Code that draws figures
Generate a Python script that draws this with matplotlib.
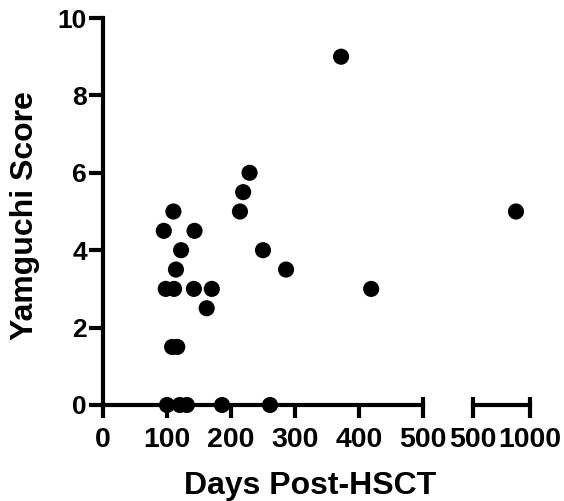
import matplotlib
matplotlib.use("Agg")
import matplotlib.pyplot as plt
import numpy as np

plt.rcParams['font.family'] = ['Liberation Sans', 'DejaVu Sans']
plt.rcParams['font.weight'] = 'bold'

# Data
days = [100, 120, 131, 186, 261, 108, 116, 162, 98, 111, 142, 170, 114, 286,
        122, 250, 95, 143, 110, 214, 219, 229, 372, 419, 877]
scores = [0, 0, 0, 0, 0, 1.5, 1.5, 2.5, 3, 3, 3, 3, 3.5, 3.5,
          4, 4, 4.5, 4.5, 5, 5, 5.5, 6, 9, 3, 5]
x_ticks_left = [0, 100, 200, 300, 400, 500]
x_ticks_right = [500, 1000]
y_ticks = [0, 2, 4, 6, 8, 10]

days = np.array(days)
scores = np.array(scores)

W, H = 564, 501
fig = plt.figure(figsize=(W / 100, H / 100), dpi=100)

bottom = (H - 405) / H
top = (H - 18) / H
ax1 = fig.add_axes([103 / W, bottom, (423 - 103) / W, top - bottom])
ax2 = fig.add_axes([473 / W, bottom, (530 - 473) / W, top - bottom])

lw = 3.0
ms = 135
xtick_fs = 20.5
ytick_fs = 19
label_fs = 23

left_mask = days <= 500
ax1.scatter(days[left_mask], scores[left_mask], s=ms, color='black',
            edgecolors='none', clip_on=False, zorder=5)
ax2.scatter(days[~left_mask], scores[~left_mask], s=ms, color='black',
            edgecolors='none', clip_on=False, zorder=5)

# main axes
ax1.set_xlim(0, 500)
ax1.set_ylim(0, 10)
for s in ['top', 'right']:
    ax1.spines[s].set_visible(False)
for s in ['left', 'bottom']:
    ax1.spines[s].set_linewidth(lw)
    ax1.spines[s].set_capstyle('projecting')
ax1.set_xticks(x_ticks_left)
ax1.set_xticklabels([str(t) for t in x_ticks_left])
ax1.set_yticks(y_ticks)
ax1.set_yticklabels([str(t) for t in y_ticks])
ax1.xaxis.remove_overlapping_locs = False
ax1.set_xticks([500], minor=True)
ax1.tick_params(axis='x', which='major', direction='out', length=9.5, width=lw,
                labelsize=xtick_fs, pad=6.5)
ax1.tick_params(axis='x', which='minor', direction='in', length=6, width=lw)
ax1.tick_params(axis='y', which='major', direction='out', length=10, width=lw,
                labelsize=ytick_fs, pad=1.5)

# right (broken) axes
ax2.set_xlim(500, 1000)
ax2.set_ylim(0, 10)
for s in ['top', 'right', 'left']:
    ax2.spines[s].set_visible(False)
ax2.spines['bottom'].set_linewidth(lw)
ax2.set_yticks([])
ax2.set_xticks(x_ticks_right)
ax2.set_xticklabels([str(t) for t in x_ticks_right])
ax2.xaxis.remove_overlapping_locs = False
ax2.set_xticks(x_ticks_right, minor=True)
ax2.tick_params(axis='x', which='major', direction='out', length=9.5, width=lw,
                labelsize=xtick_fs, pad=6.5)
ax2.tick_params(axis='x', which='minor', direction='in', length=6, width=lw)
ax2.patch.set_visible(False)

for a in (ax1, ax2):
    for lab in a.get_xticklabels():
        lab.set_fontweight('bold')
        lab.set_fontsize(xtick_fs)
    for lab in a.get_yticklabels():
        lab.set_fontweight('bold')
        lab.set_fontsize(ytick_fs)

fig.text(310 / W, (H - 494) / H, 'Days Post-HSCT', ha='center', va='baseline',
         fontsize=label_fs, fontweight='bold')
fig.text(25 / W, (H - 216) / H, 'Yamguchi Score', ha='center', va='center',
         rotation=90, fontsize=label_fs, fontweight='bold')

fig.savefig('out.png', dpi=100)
--
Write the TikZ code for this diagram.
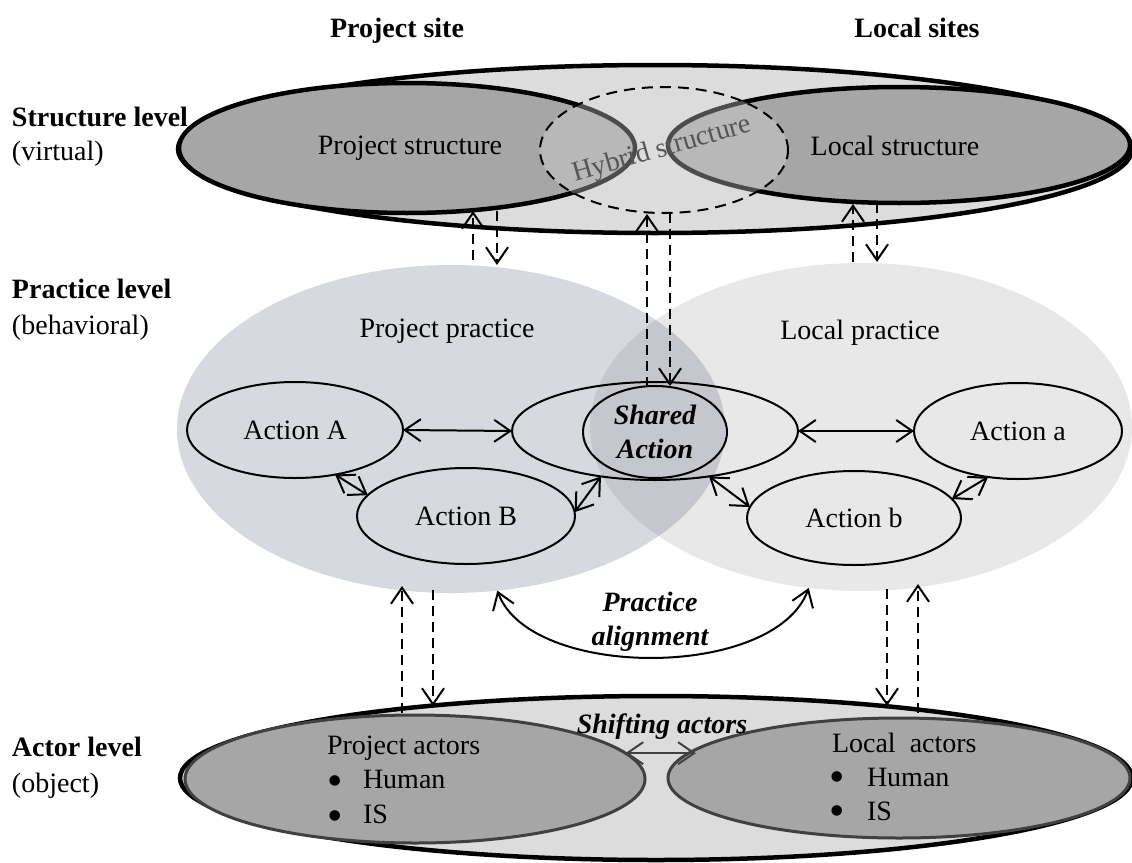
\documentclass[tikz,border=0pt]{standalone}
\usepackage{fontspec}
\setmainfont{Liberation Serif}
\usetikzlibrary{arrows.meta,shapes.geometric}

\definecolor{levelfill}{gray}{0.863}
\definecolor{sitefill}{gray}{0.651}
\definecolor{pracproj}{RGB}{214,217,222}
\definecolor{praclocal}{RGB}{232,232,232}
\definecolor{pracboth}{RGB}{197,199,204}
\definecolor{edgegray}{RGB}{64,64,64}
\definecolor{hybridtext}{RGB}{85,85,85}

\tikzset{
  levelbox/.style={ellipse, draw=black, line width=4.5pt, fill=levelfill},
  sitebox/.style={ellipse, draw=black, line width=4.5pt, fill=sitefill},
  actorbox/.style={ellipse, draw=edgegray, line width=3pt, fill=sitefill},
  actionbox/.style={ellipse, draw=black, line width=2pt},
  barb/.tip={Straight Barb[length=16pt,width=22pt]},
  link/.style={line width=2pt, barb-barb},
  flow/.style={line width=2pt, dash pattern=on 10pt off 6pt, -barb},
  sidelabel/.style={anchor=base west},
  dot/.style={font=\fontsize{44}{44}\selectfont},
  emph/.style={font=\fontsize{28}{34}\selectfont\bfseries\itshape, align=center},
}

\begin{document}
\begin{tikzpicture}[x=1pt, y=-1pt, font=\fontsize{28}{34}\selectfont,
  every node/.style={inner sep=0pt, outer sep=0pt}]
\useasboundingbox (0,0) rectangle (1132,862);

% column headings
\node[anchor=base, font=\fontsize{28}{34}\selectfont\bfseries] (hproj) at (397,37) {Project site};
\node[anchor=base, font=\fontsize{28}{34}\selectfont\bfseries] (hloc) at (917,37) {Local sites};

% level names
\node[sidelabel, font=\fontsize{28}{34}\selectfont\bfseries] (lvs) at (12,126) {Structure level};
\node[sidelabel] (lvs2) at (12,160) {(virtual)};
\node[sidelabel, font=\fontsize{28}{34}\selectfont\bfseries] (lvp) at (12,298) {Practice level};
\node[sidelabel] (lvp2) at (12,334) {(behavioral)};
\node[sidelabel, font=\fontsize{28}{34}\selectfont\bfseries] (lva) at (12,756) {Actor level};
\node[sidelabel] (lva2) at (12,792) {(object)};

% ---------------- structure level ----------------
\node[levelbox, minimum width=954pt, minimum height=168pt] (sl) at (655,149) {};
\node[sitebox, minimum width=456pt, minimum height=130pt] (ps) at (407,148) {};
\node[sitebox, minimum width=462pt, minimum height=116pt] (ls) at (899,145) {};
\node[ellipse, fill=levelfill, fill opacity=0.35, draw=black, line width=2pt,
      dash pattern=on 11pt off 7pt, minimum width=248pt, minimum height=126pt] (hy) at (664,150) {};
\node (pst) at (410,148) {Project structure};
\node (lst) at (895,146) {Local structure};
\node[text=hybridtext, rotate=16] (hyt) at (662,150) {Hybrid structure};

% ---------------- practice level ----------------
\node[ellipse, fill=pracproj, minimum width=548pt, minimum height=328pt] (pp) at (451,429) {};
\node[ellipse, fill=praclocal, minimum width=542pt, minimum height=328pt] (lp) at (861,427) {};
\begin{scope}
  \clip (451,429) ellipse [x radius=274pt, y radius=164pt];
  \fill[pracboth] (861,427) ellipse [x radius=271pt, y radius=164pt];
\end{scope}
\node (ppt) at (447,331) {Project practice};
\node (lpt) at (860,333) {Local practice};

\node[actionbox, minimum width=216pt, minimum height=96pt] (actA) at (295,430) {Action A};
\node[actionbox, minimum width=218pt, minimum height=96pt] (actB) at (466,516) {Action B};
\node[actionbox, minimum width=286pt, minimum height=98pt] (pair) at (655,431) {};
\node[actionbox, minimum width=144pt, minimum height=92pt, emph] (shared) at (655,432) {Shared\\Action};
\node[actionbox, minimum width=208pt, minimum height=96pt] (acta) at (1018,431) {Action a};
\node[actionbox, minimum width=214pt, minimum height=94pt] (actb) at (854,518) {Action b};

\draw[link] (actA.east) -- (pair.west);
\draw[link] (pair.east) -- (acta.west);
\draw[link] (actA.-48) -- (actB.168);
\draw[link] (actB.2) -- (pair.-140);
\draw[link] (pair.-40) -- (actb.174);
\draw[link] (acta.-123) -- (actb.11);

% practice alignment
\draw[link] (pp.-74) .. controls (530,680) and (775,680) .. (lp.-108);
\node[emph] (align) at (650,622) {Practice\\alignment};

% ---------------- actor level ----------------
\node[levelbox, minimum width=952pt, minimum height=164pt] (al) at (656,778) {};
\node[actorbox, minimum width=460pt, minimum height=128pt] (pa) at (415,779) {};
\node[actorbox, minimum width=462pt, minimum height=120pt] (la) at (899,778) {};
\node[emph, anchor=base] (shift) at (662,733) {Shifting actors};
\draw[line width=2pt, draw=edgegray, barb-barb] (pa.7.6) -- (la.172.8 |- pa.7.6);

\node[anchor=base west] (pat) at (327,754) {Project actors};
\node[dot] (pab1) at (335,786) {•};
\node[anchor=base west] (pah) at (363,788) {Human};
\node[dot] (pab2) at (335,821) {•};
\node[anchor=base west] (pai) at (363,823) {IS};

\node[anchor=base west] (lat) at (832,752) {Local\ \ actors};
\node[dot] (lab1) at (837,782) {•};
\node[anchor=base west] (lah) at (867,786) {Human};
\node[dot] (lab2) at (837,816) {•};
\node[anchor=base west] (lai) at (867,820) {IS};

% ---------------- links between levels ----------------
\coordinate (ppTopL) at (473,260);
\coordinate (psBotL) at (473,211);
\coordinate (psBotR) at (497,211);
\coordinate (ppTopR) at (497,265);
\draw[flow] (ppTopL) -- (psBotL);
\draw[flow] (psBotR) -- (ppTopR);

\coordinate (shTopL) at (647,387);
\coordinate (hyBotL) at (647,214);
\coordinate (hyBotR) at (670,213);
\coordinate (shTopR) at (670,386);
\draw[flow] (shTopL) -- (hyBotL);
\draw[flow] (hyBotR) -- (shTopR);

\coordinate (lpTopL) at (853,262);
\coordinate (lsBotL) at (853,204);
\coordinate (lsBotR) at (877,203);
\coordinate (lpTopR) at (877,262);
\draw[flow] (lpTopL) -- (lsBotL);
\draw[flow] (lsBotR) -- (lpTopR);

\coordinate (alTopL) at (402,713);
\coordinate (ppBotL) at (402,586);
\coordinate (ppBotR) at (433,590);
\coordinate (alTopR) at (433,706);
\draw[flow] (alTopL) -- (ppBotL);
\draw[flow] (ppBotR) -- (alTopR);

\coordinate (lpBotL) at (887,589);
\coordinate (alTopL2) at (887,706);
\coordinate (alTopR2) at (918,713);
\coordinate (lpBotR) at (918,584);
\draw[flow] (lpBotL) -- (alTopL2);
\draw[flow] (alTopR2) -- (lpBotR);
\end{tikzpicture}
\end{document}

EXERCISE PROMPT
Extract from the material above the stretch running from the line containing "Generate a Python" through the line containing "plt.rcParams['font.weight'] = 'bold'". Keep the text exact and the pictures out.

RESULT OF THIS TASK
Generate a Python script that draws this with matplotlib.
import matplotlib
matplotlib.use("Agg")
import matplotlib.pyplot as plt
import numpy as np

plt.rcParams['font.family'] = ['Liberation Sans', 'DejaVu Sans']
plt.rcParams['font.weight'] = 'bold'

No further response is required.